— Written instruction —
Your copy of the material below should match it exactly, except that it holds no pictures.

[Start Data section]

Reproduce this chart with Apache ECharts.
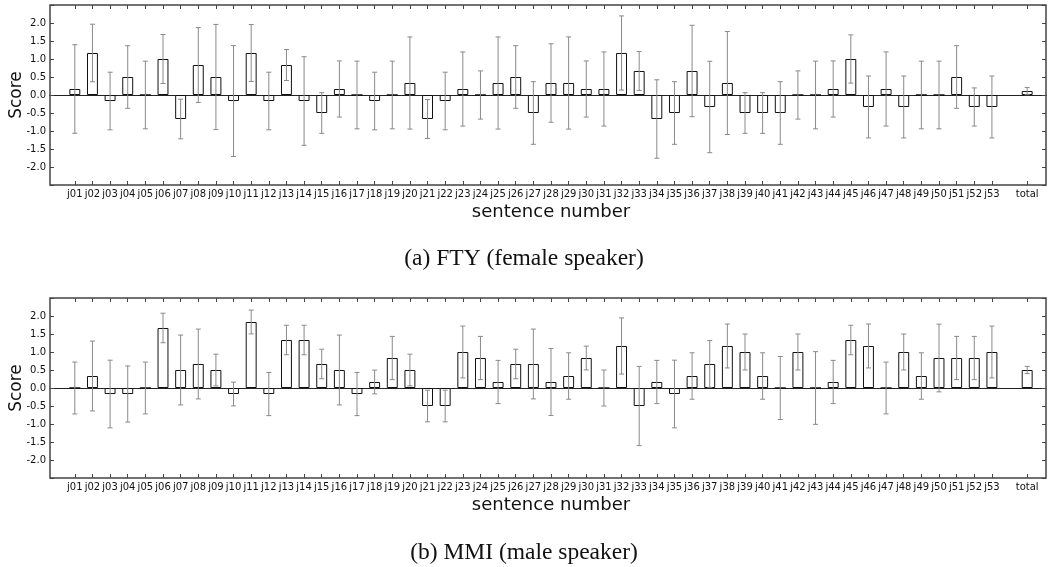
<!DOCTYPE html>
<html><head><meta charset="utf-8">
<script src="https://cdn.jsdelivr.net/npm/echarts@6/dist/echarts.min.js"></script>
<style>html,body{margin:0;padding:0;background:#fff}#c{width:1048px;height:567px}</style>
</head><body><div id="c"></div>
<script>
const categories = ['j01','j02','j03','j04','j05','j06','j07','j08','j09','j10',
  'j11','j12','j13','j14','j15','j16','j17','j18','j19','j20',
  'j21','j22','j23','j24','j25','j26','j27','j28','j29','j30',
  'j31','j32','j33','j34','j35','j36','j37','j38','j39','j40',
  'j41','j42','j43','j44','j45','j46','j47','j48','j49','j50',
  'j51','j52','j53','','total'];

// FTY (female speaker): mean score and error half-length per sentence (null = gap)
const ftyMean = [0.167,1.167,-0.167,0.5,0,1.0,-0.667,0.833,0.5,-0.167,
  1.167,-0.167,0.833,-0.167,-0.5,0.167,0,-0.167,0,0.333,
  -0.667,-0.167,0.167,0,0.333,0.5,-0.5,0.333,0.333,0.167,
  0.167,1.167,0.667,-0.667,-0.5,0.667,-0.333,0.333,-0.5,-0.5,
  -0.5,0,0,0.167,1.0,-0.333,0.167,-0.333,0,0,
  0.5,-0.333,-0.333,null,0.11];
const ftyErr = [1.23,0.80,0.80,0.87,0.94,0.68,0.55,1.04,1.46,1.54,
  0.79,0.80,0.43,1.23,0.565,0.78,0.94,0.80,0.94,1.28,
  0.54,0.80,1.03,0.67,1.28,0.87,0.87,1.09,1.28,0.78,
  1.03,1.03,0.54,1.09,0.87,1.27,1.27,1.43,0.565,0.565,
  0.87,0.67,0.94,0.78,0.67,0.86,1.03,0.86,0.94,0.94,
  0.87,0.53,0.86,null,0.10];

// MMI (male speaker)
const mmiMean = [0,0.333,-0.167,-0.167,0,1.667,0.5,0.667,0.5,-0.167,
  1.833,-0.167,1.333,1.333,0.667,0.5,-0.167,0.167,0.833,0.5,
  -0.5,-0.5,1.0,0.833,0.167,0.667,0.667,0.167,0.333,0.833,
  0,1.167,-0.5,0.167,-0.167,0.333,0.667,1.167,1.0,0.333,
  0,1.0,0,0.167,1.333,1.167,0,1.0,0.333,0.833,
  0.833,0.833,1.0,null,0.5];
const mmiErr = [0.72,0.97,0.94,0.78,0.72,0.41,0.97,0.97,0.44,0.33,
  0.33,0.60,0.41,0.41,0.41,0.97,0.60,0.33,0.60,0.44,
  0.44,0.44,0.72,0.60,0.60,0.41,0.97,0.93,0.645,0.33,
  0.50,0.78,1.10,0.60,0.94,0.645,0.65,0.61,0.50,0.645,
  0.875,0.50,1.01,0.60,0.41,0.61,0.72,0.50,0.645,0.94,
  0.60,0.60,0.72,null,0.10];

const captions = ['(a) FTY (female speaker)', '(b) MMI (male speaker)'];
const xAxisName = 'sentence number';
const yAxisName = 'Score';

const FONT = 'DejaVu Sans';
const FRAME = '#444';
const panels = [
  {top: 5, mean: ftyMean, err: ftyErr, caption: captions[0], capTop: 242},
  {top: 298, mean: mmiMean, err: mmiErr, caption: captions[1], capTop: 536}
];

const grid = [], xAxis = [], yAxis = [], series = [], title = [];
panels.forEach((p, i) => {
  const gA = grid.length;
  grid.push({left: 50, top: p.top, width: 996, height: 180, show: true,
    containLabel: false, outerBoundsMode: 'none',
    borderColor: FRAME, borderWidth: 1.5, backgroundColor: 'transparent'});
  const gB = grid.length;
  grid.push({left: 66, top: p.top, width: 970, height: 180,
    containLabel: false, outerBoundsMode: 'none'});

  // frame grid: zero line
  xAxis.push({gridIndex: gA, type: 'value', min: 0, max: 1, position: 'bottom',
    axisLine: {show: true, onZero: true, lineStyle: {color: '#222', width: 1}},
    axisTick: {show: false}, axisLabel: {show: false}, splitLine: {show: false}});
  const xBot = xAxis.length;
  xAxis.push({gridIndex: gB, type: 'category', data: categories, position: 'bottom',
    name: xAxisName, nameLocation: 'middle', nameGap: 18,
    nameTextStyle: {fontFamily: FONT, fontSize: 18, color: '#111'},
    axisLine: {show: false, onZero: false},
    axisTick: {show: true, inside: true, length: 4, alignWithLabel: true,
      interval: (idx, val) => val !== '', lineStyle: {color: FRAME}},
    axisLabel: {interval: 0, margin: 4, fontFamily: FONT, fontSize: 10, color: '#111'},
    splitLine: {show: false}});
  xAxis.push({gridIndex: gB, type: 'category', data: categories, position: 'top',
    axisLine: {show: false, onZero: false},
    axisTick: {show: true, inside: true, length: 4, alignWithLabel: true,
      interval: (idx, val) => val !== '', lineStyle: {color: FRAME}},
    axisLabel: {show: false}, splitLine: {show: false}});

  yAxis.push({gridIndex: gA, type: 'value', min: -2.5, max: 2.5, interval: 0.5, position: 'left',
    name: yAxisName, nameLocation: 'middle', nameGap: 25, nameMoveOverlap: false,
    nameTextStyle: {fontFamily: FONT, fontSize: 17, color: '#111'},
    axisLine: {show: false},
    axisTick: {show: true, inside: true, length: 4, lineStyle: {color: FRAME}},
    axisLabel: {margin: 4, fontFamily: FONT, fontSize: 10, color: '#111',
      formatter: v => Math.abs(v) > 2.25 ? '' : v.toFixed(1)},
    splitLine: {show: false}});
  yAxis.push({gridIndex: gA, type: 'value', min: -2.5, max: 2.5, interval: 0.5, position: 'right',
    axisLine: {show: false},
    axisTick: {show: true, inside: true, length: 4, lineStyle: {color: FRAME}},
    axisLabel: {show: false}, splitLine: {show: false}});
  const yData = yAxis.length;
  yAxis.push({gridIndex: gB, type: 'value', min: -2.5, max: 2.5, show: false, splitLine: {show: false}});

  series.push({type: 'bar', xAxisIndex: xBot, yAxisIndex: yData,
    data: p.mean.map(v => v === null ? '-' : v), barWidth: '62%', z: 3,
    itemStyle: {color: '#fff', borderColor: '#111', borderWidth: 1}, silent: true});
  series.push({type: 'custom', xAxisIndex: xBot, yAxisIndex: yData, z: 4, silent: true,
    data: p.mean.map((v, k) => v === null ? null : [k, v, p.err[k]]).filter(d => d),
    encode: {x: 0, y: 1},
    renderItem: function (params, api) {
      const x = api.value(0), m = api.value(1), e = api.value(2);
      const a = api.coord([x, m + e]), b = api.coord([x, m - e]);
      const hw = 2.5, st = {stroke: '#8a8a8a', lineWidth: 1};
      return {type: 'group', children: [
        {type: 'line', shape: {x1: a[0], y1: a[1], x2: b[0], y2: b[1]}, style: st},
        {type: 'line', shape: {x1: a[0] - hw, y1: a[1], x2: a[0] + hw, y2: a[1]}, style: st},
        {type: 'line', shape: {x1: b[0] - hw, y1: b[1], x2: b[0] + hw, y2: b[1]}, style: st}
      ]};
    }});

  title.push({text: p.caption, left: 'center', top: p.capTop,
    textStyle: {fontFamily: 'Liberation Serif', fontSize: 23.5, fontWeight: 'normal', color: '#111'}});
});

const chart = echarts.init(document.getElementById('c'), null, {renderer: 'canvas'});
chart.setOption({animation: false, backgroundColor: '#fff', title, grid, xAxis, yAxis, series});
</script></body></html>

[End Data section]

— Output for this exercise —
Reproduce this chart with Apache ECharts.
<!DOCTYPE html>
<html><head><meta charset="utf-8">
<script src="https://cdn.jsdelivr.net/npm/echarts@6/dist/echarts.min.js"></script>
<style>html,body{margin:0;padding:0;background:#fff}#c{width:1048px;height:567px}</style>
</head><body><div id="c"></div>
<script>
const categories = ['j01','j02','j03','j04','j05','j06','j07','j08','j09','j10',
  'j11','j12','j13','j14','j15','j16','j17','j18','j19','j20',
  'j21','j22','j23','j24','j25','j26','j27','j28','j29','j30',
  'j31','j32','j33','j34','j35','j36','j37','j38','j39','j40',
  'j41','j42','j43','j44','j45','j46','j47','j48','j49','j50',
  'j51','j52','j53','','total'];

// FTY (female speaker): mean score and error half-length per sentence (null = gap)
const ftyMean = [0.167,1.167,-0.167,0.5,0,1.0,-0.667,0.833,0.5,-0.167,
  1.167,-0.167,0.833,-0.167,-0.5,0.167,0,-0.167,0,0.333,
  -0.667,-0.167,0.167,0,0.333,0.5,-0.5,0.333,0.333,0.167,
  0.167,1.167,0.667,-0.667,-0.5,0.667,-0.333,0.333,-0.5,-0.5,
  -0.5,0,0,0.167,1.0,-0.333,0.167,-0.333,0,0,
  0.5,-0.333,-0.333,null,0.11];
const ftyErr = [1.23,0.80,0.80,0.87,0.94,0.68,0.55,1.04,1.46,1.54,
  0.79,0.80,0.43,1.23,0.565,0.78,0.94,0.80,0.94,1.28,
  0.54,0.80,1.03,0.67,1.28,0.87,0.87,1.09,1.28,0.78,
  1.03,1.03,0.54,1.09,0.87,1.27,1.27,1.43,0.565,0.565,
  0.87,0.67,0.94,0.78,0.67,0.86,1.03,0.86,0.94,0.94,
  0.87,0.53,0.86,null,0.10];

// MMI (male speaker)
const mmiMean = [0,0.333,-0.167,-0.167,0,1.667,0.5,0.667,0.5,-0.167,
  1.833,-0.167,1.333,1.333,0.667,0.5,-0.167,0.167,0.833,0.5,
  -0.5,-0.5,1.0,0.833,0.167,0.667,0.667,0.167,0.333,0.833,
  0,1.167,-0.5,0.167,-0.167,0.333,0.667,1.167,1.0,0.333,
  0,1.0,0,0.167,1.333,1.167,0,1.0,0.333,0.833,
  0.833,0.833,1.0,null,0.5];
const mmiErr = [0.72,0.97,0.94,0.78,0.72,0.41,0.97,0.97,0.44,0.33,
  0.33,0.60,0.41,0.41,0.41,0.97,0.60,0.33,0.60,0.44,
  0.44,0.44,0.72,0.60,0.60,0.41,0.97,0.93,0.645,0.33,
  0.50,0.78,1.10,0.60,0.94,0.645,0.65,0.61,0.50,0.645,
  0.875,0.50,1.01,0.60,0.41,0.61,0.72,0.50,0.645,0.94,
  0.60,0.60,0.72,null,0.10];

const captions = ['(a) FTY (female speaker)', '(b) MMI (male speaker)'];
const xAxisName = 'sentence number';
const yAxisName = 'Score';

const FONT = 'DejaVu Sans';
const FRAME = '#444';
const panels = [
  {top: 5, mean: ftyMean, err: ftyErr, caption: captions[0], capTop: 242},
  {top: 298, mean: mmiMean, err: mmiErr, caption: captions[1], capTop: 536}
];

const grid = [], xAxis = [], yAxis = [], series = [], title = [];
panels.forEach((p, i) => {
  const gA = grid.length;
  grid.push({left: 50, top: p.top, width: 996, height: 180, show: true,
    containLabel: false, outerBoundsMode: 'none',
    borderColor: FRAME, borderWidth: 1.5, backgroundColor: 'transparent'});
  const gB = grid.length;
  grid.push({left: 66, top: p.top, width: 970, height: 180,
    containLabel: false, outerBoundsMode: 'none'});

  // frame grid: zero line
  xAxis.push({gridIndex: gA, type: 'value', min: 0, max: 1, position: 'bottom',
    axisLine: {show: true, onZero: true, lineStyle: {color: '#222', width: 1}},
    axisTick: {show: false}, axisLabel: {show: false}, splitLine: {show: false}});
  const xBot = xAxis.length;
  xAxis.push({gridIndex: gB, type: 'category', data: categories, position: 'bottom',
    name: xAxisName, nameLocation: 'middle', nameGap: 18,
    nameTextStyle: {fontFamily: FONT, fontSize: 18, color: '#111'},
    axisLine: {show: false, onZero: false},
    axisTick: {show: true, inside: true, length: 4, alignWithLabel: true,
      interval: (idx, val) => val !== '', lineStyle: {color: FRAME}},
    axisLabel: {interval: 0, margin: 4, fontFamily: FONT, fontSize: 10, color: '#111'},
    splitLine: {show: false}});
  xAxis.push({gridIndex: gB, type: 'category', data: categories, position: 'top',
    axisLine: {show: false, onZero: false},
    axisTick: {show: true, inside: true, length: 4, alignWithLabel: true,
      interval: (idx, val) => val !== '', lineStyle: {color: FRAME}},
    axisLabel: {show: false}, splitLine: {show: false}});

  yAxis.push({gridIndex: gA, type: 'value', min: -2.5, max: 2.5, interval: 0.5, position: 'left',
    name: yAxisName, nameLocation: 'middle', nameGap: 25, nameMoveOverlap: false,
    nameTextStyle: {fontFamily: FONT, fontSize: 17, color: '#111'},
    axisLine: {show: false},
    axisTick: {show: true, inside: true, length: 4, lineStyle: {color: FRAME}},
    axisLabel: {margin: 4, fontFamily: FONT, fontSize: 10, color: '#111',
      formatter: v => Math.abs(v) > 2.25 ? '' : v.toFixed(1)},
    splitLine: {show: false}});
  yAxis.push({gridIndex: gA, type: 'value', min: -2.5, max: 2.5, interval: 0.5, position: 'right',
    axisLine: {show: false},
    axisTick: {show: true, inside: true, length: 4, lineStyle: {color: FRAME}},
    axisLabel: {show: false}, splitLine: {show: false}});
  const yData = yAxis.length;
  yAxis.push({gridIndex: gB, type: 'value', min: -2.5, max: 2.5, show: false, splitLine: {show: false}});

  series.push({type: 'bar', xAxisIndex: xBot, yAxisIndex: yData,
    data: p.mean.map(v => v === null ? '-' : v), barWidth: '62%', z: 3,
    itemStyle: {color: '#fff', borderColor: '#111', borderWidth: 1}, silent: true});
  series.push({type: 'custom', xAxisIndex: xBot, yAxisIndex: yData, z: 4, silent: true,
    data: p.mean.map((v, k) => v === null ? null : [k, v, p.err[k]]).filter(d => d),
    encode: {x: 0, y: 1},
    renderItem: function (params, api) {
      const x = api.value(0), m = api.value(1), e = api.value(2);
      const a = api.coord([x, m + e]), b = api.coord([x, m - e]);
      const hw = 2.5, st = {stroke: '#8a8a8a', lineWidth: 1};
      return {type: 'group', children: [
        {type: 'line', shape: {x1: a[0], y1: a[1], x2: b[0], y2: b[1]}, style: st},
        {type: 'line', shape: {x1: a[0] - hw, y1: a[1], x2: a[0] + hw, y2: a[1]}, style: st},
        {type: 'line', shape: {x1: b[0] - hw, y1: b[1], x2: b[0] + hw, y2: b[1]}, style: st}
      ]};
    }});

  title.push({text: p.caption, left: 'center', top: p.capTop,
    textStyle: {fontFamily: 'Liberation Serif', fontSize: 23.5, fontWeight: 'normal', color: '#111'}});
});

const chart = echarts.init(document.getElementById('c'), null, {renderer: 'canvas'});
chart.setOption({animation: false, backgroundColor: '#fff', title, grid, xAxis, yAxis, series});
</script></body></html>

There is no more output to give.